For 2024, Thales predicted like-for-like sales growth of 4%
to 6% to reach between 19.7 billion and 20.1 billion euros. It
predicted an operating margin of 11.7% to 12% and said new
orders would continue to outstrip revenues.
"Avionics continued to perform well, but Space remains
challenging," Bernstein analysts said.
The company said it would cut about 1,300 jobs at Thales
Alenia Space amid "structurally weaker demand" in commercial
telecoms, and that these workers would be redeployed within the
group. Some 1,000 of the affected jobs are in France.
CEO Patrice Caine said there would be no forced departures
as Thales tries to keep skills in-house.
The move comes as the market for large satellites in
geostationary orbit - once representing some 20 satellites a
year - now stands at around 10 a year, Caine said. Traditional
satellite firms face growing competition from the rapid growth
of constellations of small satellites.
"So the market has more or less been divided in half ... and
we have to re-adapt; there's no mystery," he told reporters.
The business affected by the changes represents about
one-third of Thales Alenia Space, equivalent to 700 million
euros in turnover, or 4% of the group's total, he said.
The shake-up comes weeks after Airbus, Europe's
other major producer of large satellites, unveiled a fresh
charge for its troubled space business.
Caine played down suggestions that Thales could buy all or
parts of BDS, the cybersecurity branch of ailing French IT
company Atos that Airbus has offered to buy for 1.5 billion to
1.8 billion euros, but stopped short of ruling anything out.

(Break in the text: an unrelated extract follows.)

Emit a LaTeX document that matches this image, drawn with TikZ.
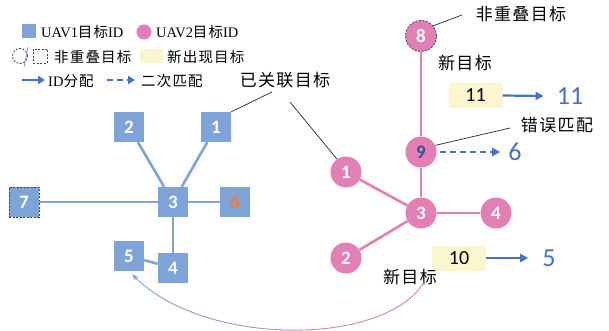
\documentclass[tikz,border=0pt]{standalone}
\usepackage{fontspec}
\setmainfont{Liberation Serif}
\newfontfamily\cjk[LetterSpace=8]{Noto Sans CJK SC}
\newfontfamily\numf{Carlito}
\usetikzlibrary{arrows.meta}
\definecolor{sqblue}{RGB}{126,163,216}
\definecolor{cpink}{RGB}{226,128,182}
\definecolor{idblue}{RGB}{68,114,196}
\definecolor{newyel}{RGB}{252,246,206}
\definecolor{dashbd}{RGB}{55,65,110}
\definecolor{numorange}{RGB}{237,125,49}
\tikzset{
  sq/.style={fill=sqblue, minimum size=30pt, inner sep=0pt, text=white, font=\numf\bfseries\fontsize{19}{19}\selectfont},
  cir/.style={circle, fill=cpink, minimum size=31pt, inner sep=0pt, text=white, font=\numf\bfseries\fontsize{19}{19}\selectfont},
  bedge/.style={draw=sqblue, line width=2.6pt},
  pedge/.style={draw=cpink, line width=2.6pt},
  lbl/.style={inner sep=0pt, font=\cjk\fontsize{17}{17}\selectfont},
  lgd/.style={inner sep=0pt, anchor=west, font=\fontsize{14.5}{15}\selectfont},
  leader/.style={draw=black!85, line width=0.7pt},
  newbox/.style={fill=newyel, minimum width=54pt, minimum height=25pt, inner sep=0pt, font=\numf\fontsize{20}{20}\selectfont},
  idtxt/.style={inner sep=0pt, text=idblue, font=\numf\fontsize{26}{26}\selectfont},
  idarrow/.style={draw=idblue, line width=2.2pt, -{Triangle[length=8pt,width=8pt]}},
  dborder/.style={draw=dashbd, line width=0.8pt, dash pattern=on 2pt off 1.5pt}
}
\begin{document}
\begin{tikzpicture}[x=1pt,y=-1pt]
\useasboundingbox (0,0) rectangle (609,331);
% ---------- legend ----------
\node[fill=sqblue, minimum size=14pt, inner sep=0pt] (lgsq) at (29,31) {};
\node[lgd] (lgt1) at (41,32) {UAV1{\cjk 目标}ID};
\node[circle, fill=cpink, minimum size=15pt, inner sep=0pt] (lgci) at (144,32) {};
\node[lgd] (lgt2) at (156,32) {UAV2{\cjk 目标}ID};
\node[circle, dborder, minimum size=15pt, inner sep=0pt] (lgdc) at (20,56) {};
\coordinate (sl1) at (28,47);
\coordinate (sl2) at (24,67);
\draw[gray, line width=0.6pt] (sl1) -- (sl2);
\node[dborder, minimum size=14pt, inner sep=0pt] (lgds) at (40,56) {};
\node[lgd] (lgt3) at (54,57) {\cjk 非重叠目标};
\node[fill=newyel, minimum width=23pt, minimum height=14pt, inner sep=0pt] (lgyl) at (151.5,56) {};
\node[lgd] (lgt4) at (167,57) {\cjk 新出现目标};
\coordinate (la1) at (22,80);
\coordinate (la2) at (45,80);
\draw[idarrow, line width=2.4pt, -{Triangle[length=7pt,width=8pt]}] (la1) -- (la2);
\node[lgd] (lgt5) at (48,81) {ID{\cjk 分配}};
\coordinate (lb1) at (107,80);
\coordinate (lb2) at (135,80);
\draw[idarrow, line width=2.4pt, dash pattern=on 6pt off 4pt, -{Triangle[length=7pt,width=8pt]}] (lb1) -- (lb2);
\node[lgd] (lgt6) at (141,81) {\cjk 二次匹配};
% ---------- UAV1 graph ----------
\node[sq] (b2) at (129,127) {2};
\node[sq] (b1) at (216,127) {1};
\node[sq, dborder] (b7) at (24,202) {7};
\node[sq] (b3) at (173,202) {3};
\node[sq, text=numorange] (b6) at (235,202) {6};
\node[sq] (b5) at (129,256) {5};
\node[sq] (b4) at (173,268) {4};
\draw[bedge] (b2) -- (b3);
\draw[bedge] (b1) -- (b3);
\draw[bedge] (b7) -- (b3);
\draw[bedge] (b3) -- (b6);
\draw[bedge] (b3) -- (b4);
\draw[bedge] (b5) -- (b4);
% ---------- UAV2 graph ----------
\node[cir, dborder] (p8) at (421,36) {8};
\node[cir, text=idblue!75!black] (p9) at (421,152) {9};
\node[cir] (p1) at (346,172) {1};
\node[cir] (p3) at (421,213) {3};
\node[cir] (p4) at (496,213) {4};
\node[cir] (p2) at (346,258) {2};
\draw[pedge, line width=2pt] (p8) -- (p9);
\draw[pedge] (p9) -- (p3);
\draw[pedge] (p1) -- (p3);
\draw[pedge] (p3) -- (p4);
\draw[pedge] (p2) -- (p3);
% ---------- labels ----------
\node[lbl] (assoc) at (285,80) {已关联目标};
\coordinate (ld1) at (272,92);
\coordinate (ld2) at (290,102);
\draw[leader] (b1.north east) -- (ld1);
\draw[leader] (ld2) -- (p1.125);
\node[lbl] (nonov) at (521,14) {非重叠目标};
\coordinate (ld3) at (462,15);
\draw[leader] (p8.40) -- (ld3);
\node[lbl] (newt1) at (465,63) {新目标};
\node[newbox] (n11) at (475.5,95.5) {11};
\node[idtxt] (id11) at (570,96) {11};
\draw[idarrow] (n11.east) -- ([xshift=-13pt]id11.west);
\node[lbl] (wrong) at (557,125) {错误匹配};
\coordinate (ld4) at (510,128);
\draw[leader] (p9.25) -- (ld4);
\node[idtxt] (id6) at (515,152) {6};
\draw[idarrow, dash pattern=on 6pt off 4pt] ([xshift=3pt]p9.east) -- ([xshift=-8pt]id6.west);
\node[newbox] (n10) at (459,258) {10};
\node[idtxt] (id5) at (549,258) {5};
\draw[idarrow] (n10.east) -- ([xshift=-14pt]id5.west);
\node[lbl] (newt2) at (410,277) {新目标};
% ---------- gradient curve ----------
\coordinate (cs) at (424,282);
\foreach \k in {0,...,31} {
  \pgfmathsetmacro{\pp}{min(100,max(0,100*(\k-3)/26))}
  \begin{scope}
    \clip (120+\k*10,255) rectangle ++(10,80);
    \draw[cpink!\pp!sqblue, line width=0.9pt, -{Stealth[length=7pt,width=5pt]}]
      (cs) .. controls (385,347) and (205,347) .. ([xshift=3pt,yshift=-3pt]b5.south);
  \end{scope}
}
\end{tikzpicture}
\end{document}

Atos was thrown into new uncertainty last month after talks
with Czech billionaire Daniel Kretinsky over the sale of another
part of the business - that would have provided urgently needed
cash - collapsed.
"Our position has been unchanged for months and months",
Caine said, adding that Thales had already made other
acquisitions in the cybersecurity sphere including that of
Imperva. "We are concentrating on those subjects, so no change".